Perhaps nowhere are these aphorisms more true than in the context of hotel revenue management, given the time sensitive nature of inventory-related pricing decisions and the impact of those decisions — which, ideally, are determined solely by an analysis of the right data and not by gut level instinct — on hotel revenue and profitability.

In the past, revenue managers frequently struggled to get the information they needed to make optimal pricing decisions. The need for that information was generally right now, given the dynamic, rapidly-changing environment in which most hotels operate. Revenue managers can neither afford latency in accessing the information they need nor can they afford for the information to be incomplete or faulty. Yet even today, hotel operators commonly lack real-time access to the right data as well as the right analytic capabilities in order to make sense of the data and fully leverage it to their advantage.
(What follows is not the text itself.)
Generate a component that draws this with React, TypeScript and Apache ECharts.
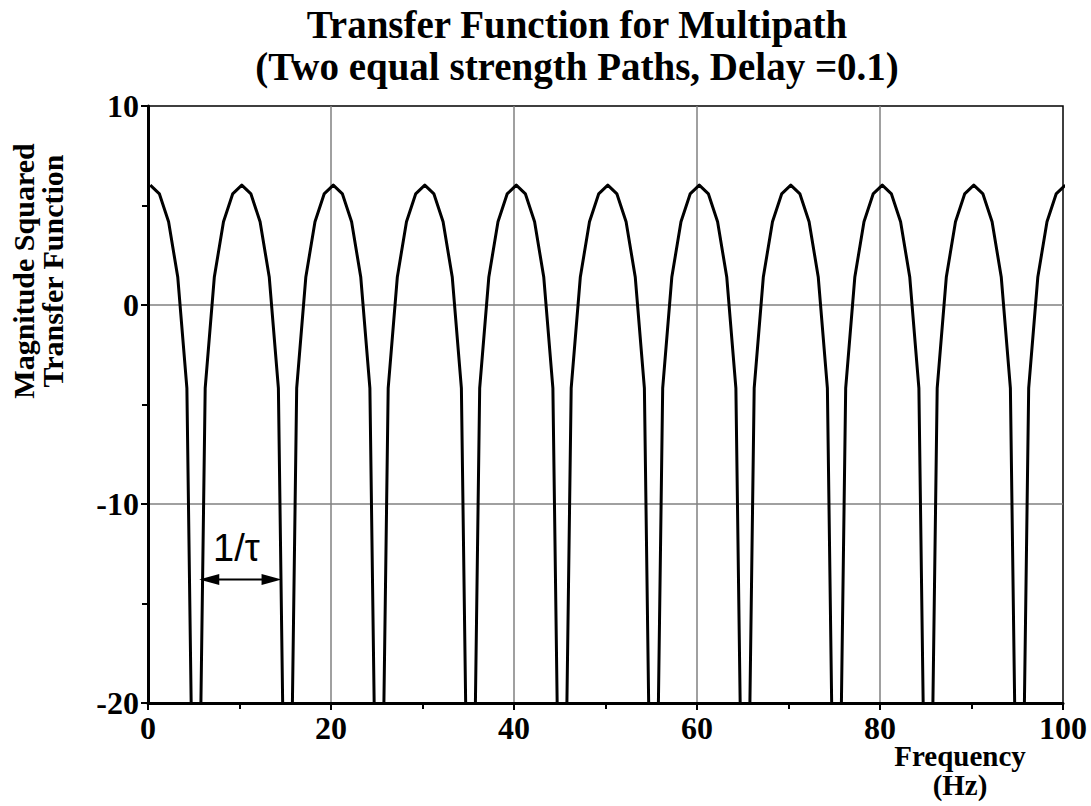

The good news is an advanced hotel BI tool enables them to make smart, timely pricing and other business decisions. It empowers them with data access and insights discovery. It gives them the tools to know what they can do right now to increase efficiency and effectiveness. The acceleration of decision-making cycles speaks to the importance of putting data in the hands of those with the authority to act upon the data.

A hotel marketing manager, for example, may need to understand the results of various promotional levers, which means feeding response data into campaign planning models and running scenarios month by month. Using BI tools, she can view marketing performance at a granular level. She can refine the integrated marketing mix by comparing the relative productivity of different media, channels and tactics while gaining insights into how different marketing investments influence bookings and occupancy. She can visually analyze what percent of prospects at the top of the buying funnel are moving downward through each successive stage and over what period of time.

In addition, she can factor in such considerations as abandonment analysis — that is, analyzing website and booking engine data to understand at what point guests leave the hotel website before booking a reservation. If a guest visits the website and looks at the spa rate page several times but then left without booking, then perhaps that should trigger a spa package that could be just the thing to compel them to come back and finally book that guest room.

Business decisions are informed not only by the accuracy and timeliness of the data, but also by the ability to create customized views of the data, based on specified data parameters and configuration needs. Everyone in the organization has a different question they’re trying to answer, a different information need they’re trying to address. Giving staff members the ability to create custom views of information that meet their needs may not seem like such a big deal. But for hotels that may have been hamstrung in the past by the constraints of static, one-size-fits-all reports, having such a capability may, in fact, be nothing short of transformational.